You already had plenty of keywords - you had written them yourself in your first post!

They would be more than sufficient for you to formulate more precisely directed queries.

[Etesla]

The software you are looking for is called CST microwave studio. I'm not sure how much it costs, I got it for free as a student. You can use it to view and simulate any mechanical structure and it's electrical properties in 3D.

[Mechatrommer]

they are the same thing imho... CST, HFSS, OpenEMS... they are Field Solver Simulator.. i read a little bit about telegrapher's equation, its a differential equation that only can be solved by some fancy numerical method such as monte carlo... there is no easy straight forward way for what i want (will read and find more)... and i cant find what i want in any field solver program based on reviews and introduction in youtube, at best i saw the typical 3d rainbow plot... keyword: interactive simulation openems

[inginfo]

You can do such a simulation with Python / NumPy / SciPy.

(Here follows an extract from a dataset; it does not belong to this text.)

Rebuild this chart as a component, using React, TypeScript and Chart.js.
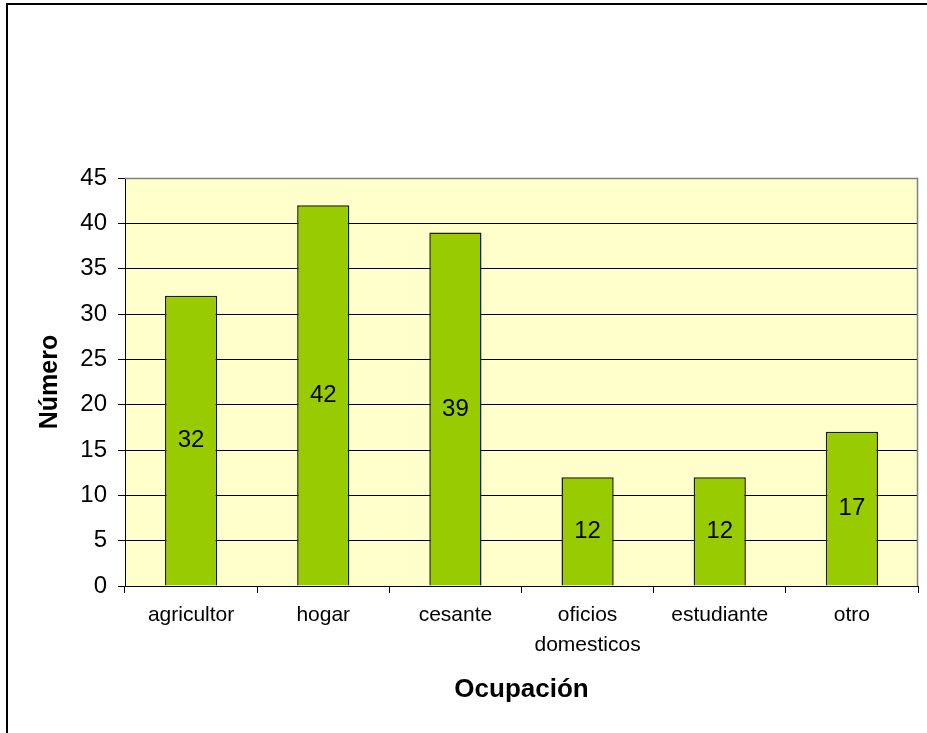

The electrical properties of the line must be described mathematically. A system of differential equations results, which can then be solved with the computer. See the attached example of an RG58 coaxial cable simulation.

[rfeecs]

If all you want to do is look at the voltage along any point in the transmission line, you can use SPICE that has a transmission line element.  For example, I believe LTSPICE has the element LTLIN, where you can specify the R, L, G, C parameters for a lossy line.  You can divide the line in to two sections and connect a probe to the junction between the two sections.  Varying the length of the sections should allow you to probe the voltage at any point.